From the APR Study Guide:
Goals are longer-term, broad, global and future statements of “being.” Goals may include how an organization is uniquely distinguished in the minds of its key publics.
Example: To become the recognized leader in our industry and foster continuing public support.
Publics are groups of people tied together by some common element. Before starting to plan, public relations practitioners need to clearly define groups with which an organization needs to foster mutually beneficial relationships. Objectives need to say which public a public relations strategy is designed to reach.
(from this IPR whitepaper) Management guru Peter F. Drucker said, “Objectives are not fate; they are direction. They are not commands; they are commitments. They do not determine the future; they are means to mobilize the resources and energies of the business for the making of the future.”
Objectives focus on a shorter term than goals. Objectives are written after research on all publics is done. Objectives (1) define WHAT opinion, attitude or behavior you want to achieve from specific publics, (2) specify how much change you want to achieve from each public, and (3) tell by when you want to achieve that change. Objectives should be SMART:
• Specific (both action to be taken and public involved)
• Realistic (or relevant or results (outcome) oriented)

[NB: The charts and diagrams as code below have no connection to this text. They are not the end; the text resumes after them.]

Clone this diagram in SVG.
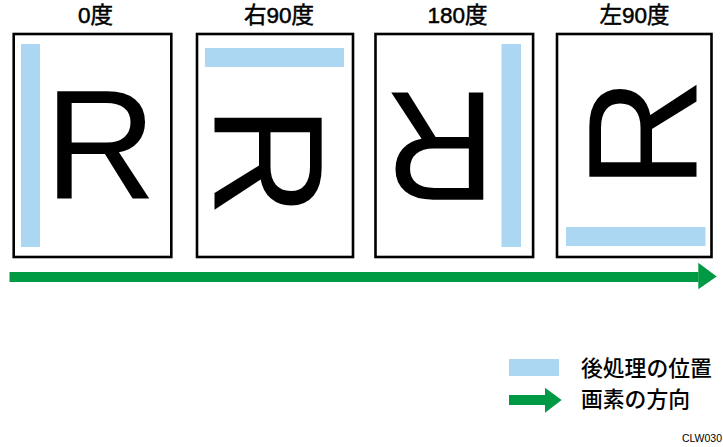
<svg xmlns="http://www.w3.org/2000/svg" width="723" height="447" viewBox="0 0 723 447">
<style>
.page{fill:#fff;stroke:#000;stroke-width:2.6}
.pos{fill:#abd7f3}
.lbl{font-family:"Liberation Sans","Noto Sans CJK JP",sans-serif;font-size:22.5px;fill:#000;stroke:#000;stroke-width:0.5;text-anchor:middle}
.leg{font-family:"Noto Sans CJK JP","Liberation Sans",sans-serif;font-size:21.8px;font-weight:500;fill:#000}
.r{font-family:"Liberation Sans",Arial,sans-serif;font-size:155px;fill:#000}
.grn{fill:#009a44}
</style>
<defs>
<text id="R" class="r" x="-58" y="55.5">R</text>
</defs>
<rect width="723" height="447" fill="#fff"/>
<g id="node-0">
<text class="lbl" x="95.5" y="23">0度</text>
<rect class="page" x="13.7" y="34" width="157.6" height="223"/>
<rect class="pos" x="21" y="44" width="19" height="203"/>
<use href="#R" transform="translate(102.5,143.5)"/>
</g>
<g id="node-90r">
<text class="lbl" x="279" y="23">右90度</text>
<rect class="page" x="197" y="34" width="156" height="223"/>
<rect class="pos" x="205" y="48" width="139" height="19"/>
<use href="#R" transform="translate(269,163) rotate(90)"/>
</g>
<g id="node-180">
<text class="lbl" x="457.5" y="23">180度</text>
<rect class="page" x="375.5" y="34" width="157.6" height="223"/>
<rect class="pos" x="501.5" y="44" width="19.5" height="203"/>
<use href="#R" transform="translate(438,147.5) rotate(180)"/>
</g>
<g id="node-90l">
<text class="lbl" x="634.5" y="23">左90度</text>
<rect class="page" x="557" y="34" width="154.5" height="223"/>
<rect class="pos" x="566" y="227" width="139.5" height="19"/>
<use href="#R" transform="translate(641,131.5) rotate(-90)"/>
</g>
<g id="connectors">
<rect class="grn" x="9.5" y="272" width="689" height="10"/>
<polygon class="grn" points="698.3,262.7 716.7,276.5 698.3,289.3"/>
</g>
<g id="legend">
<rect class="pos" x="509" y="359" width="50" height="17"/>
<text class="leg" x="581" y="376">後処理の位置</text>
<rect class="grn" x="509" y="395" width="37" height="10"/>
<polygon class="grn" points="545,387.7 561.7,400 545,412.7"/>
<text class="leg" x="581" y="407">画素の方向</text>
<text x="722" y="442" font-family="Liberation Sans,Arial,sans-serif" font-size="10.5" text-anchor="end" fill="#000">CLW030</text>
</g>
</svg>
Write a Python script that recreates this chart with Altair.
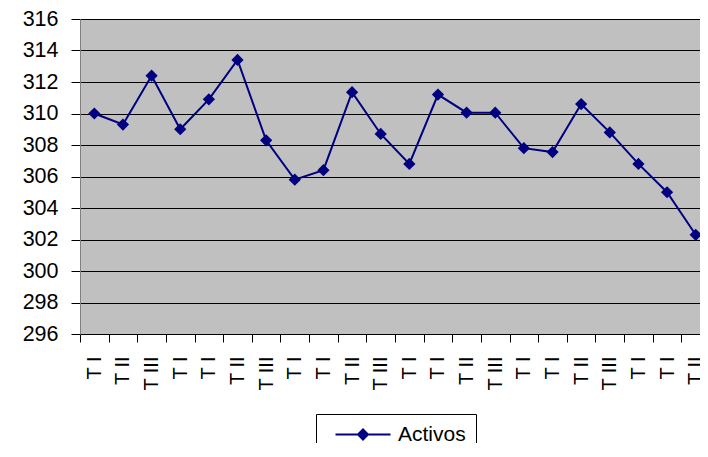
import altair as alt
import pandas as pd

# Data
labels = ["T I", "T II", "T III", "T I", "T I", "T II", "T III", "T I",
          "T I", "T II", "T III", "T I", "T I", "T II", "T III", "T I",
          "T I", "T II", "T III", "T I", "T I", "T II"]
values = [310.0, 309.3, 312.4, 309.0, 310.9, 313.4, 308.3, 305.8,
          306.4, 311.35, 308.7, 306.8, 311.2, 310.05, 310.05, 307.8,
          307.55, 310.6, 308.8, 306.8, 305.0, 302.3]
series = ["Activos"] * len(values)
y_ticks = list(range(296, 318, 2))

df = pd.DataFrame({
    "pos": [i + 0.5 for i in range(len(values))],
    "value": values,
    "serie": series,
})

lab_arr = "[" + ",".join("'" + l + "'" for l in labels) + "]"
x_vals = []
for i in range(len(labels)):
    x_vals += [i, i + 0.5]

FONT = "Liberation Sans"
NAVY = "#000080"

x_enc = alt.X(
    "pos:Q",
    scale=alt.Scale(domain=[0, 21.65], nice=False, zero=False),
    axis=alt.Axis(
        values=x_vals,
        title=None,
        grid=False,
        labelExpr=f"datum.value % 1 == 0 ? '' : {lab_arr}[floor(datum.value)]",
        labelAngle=270,
        labelAlign="right",
        labelBaseline="middle",
        labelFont=FONT,
        labelFontSize=20,
        labelColor="#000000",
        labelPadding=14,
        labelOverlap=False,
        labelFlush=False,
        labelBound=False,
        tickSize=8,
        tickColor="#000000",
        tickOpacity={"condition": {"test": "datum.value % 1 == 0", "value": 1}, "value": 0},
        domainColor="#000000",
        domainWidth=1,
    ),
)

y_enc = alt.Y(
    "value:Q",
    scale=alt.Scale(domain=[296, 316], nice=False, zero=False),
    axis=alt.Axis(
        values=y_ticks,
        title=None,
        grid=True,
        gridColor="#000000",
        gridWidth=1,
        labelFont=FONT,
        labelFontSize=21.5,
        labelColor="#000000",
        labelPadding=13,
        tickSize=9,
        tickColor="#000000",
        domainColor="#808080",
        domainWidth=1,
    ),
)

line = alt.Chart(df).mark_line(color=NAVY, strokeWidth=2, clip=True).encode(
    x=x_enc, y=y_enc
)

sym_path = "M-0.2,0L10.8,0M4.3,0L5.3,-1L6.3,0L5.3,1Z"

points = alt.Chart(df).mark_point(
    shape="diamond", filled=True, size=150, opacity=1, clip=False
).encode(
    x=x_enc,
    y=y_enc,
    color=alt.Color(
        "serie:N",
        scale=alt.Scale(range=[NAVY]),
        legend=alt.Legend(
            title=None,
            orient="none",
            legendX=236,
            legendY=395,
            padding=10,
            strokeColor="#000000",
            fillColor="#ffffff",
            labelFont=FONT,
            labelFontSize=21,
            labelColor="#000000",
            labelOffset=51,
            symbolType=sym_path,
            symbolSize=100,
            symbolStrokeColor=NAVY,
            symbolStrokeWidth=2,
            symbolFillColor=NAVY,
            symbolOpacity=1,
        ),
    ),
)

chart = alt.layer(line, points).properties(
    width=620,
    height=315,
    autosize=alt.AutoSizeParams(type="none"),
    padding={"left": 72, "top": 11, "right": 0, "bottom": 109},
    background="#ffffff",
).configure_view(fill="#C0C0C0", stroke=None)

chart.save("out.html", embed_options={"renderer": "svg", "actions": False})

Objectives establish standards for assessing the success of your public relations efforts. Objectives come
in three general types:
• Output objectives measure activities, e.g., issue 10 news releases during the month or post three tweets per day. Outputs can help monitor your work but have no direct value in measuring the effectiveness of a campaign. The Barcelona Principles discourage the use of output objectives.
• Process objectives call for you to “inform” or “educate” publics.
• Outcome objectives specify changes in awareness, opinions, behavior or support. (For example, “Increase downloads of our product coupon by 25 percent from October levels by Dec. 31.”) Outcome objectives require high-level strategic thinking. You must determine, for instance, which changes would be consistent with organizational goals and demonstrate public relations effectiveness to management. (For example, a fundraising objective may be more appropriate for a nonprofit organization’s annual gala than an attendance or awareness objective.
The group’s board is likely most concerned about raising money.) “Differentiate between measuring public relations ‘outputs,’ generally short-term and surface (e.g., amount of news coverage, number of blog posts) and measuring public relations ‘outcomes,’ usually more farreaching and carrying greater impact (changing awareness, attitudes and even behavior)” (Seitel,2001, 145).
(from PR Couture) Tips for writing PR objectives
- Start with an action verb – words like increase, reduce, improve, maintain work well
- If you are using “by” you are writing a strategy, not an objective. Try again.
Are these good or bad objectives?
- To help humankind
- To add $1,000,000 in PR-attributable sales in the new year
- To secure 15 blog posts on UK-based style blogs within 2 months (via PR Couture)
- Raise awareness of “cleaning power” among women 25-34 from 20% last year to 50% this year.
- Create an understanding of insurance pricing models by the end of the campaign in November.
- By the end of the year, convince 10% of customers that bank fees are an acceptable charge.
- To raise awareness for the Foundation’s signature fundraising weekend through earned media placements and social media activation in order to drive event ticket sales, increase total amount raised for children’s charities and increase awareness for the Foundation’s overall mission
Strategies provide the roadmap to your objectives. (Communication strategies target publics for change. Action strategies focus on organizations’ internal changes.)
• Strategies describe HOW to reach your objectives.
• Strategies include “enlist community influentials to …,” “accelerate involvement with …,” “position the company as …” or “establish strategic partnerships with … .”
Broom and Sha define strategies as “the overall concept, approach, or general plan for the program designed to achieve an objective.”
Strategies connect objectives to tactics, or “the events, media, and methods used to implement the strategy.”
From PR Couture (again):
Tips for writing PR strategies
- Use action verbs like Develop, Create, Promote, Target, etc
- Did you just write Develop a look book to….. sorry kitten, strategies do not include the “to” phrase. The “to” in this case is to meet the stated objective. The stinker.
- Also omit your tendancy to use “by” – as in “Promote my brand by developing a look book to – that look book you are all amped about? That, my friend is a tactic. What you DO with that look book is your strategy.
Example: Promote Lottie Lingerie through personalized pitches to 50 UK-based style bloggers
Tactics are specific elements of a strategy or tools for accomplishing a strategy.
• Examples include meetings, publications, product tie-ins, community events, news releases, online
information dissemination and social networks.
• Activities are details of tactics: six meetings, four publications, three blog posts and one tweet per
day. Activities have dates, indicate who is in charge and tell what attendance or outcome is expected.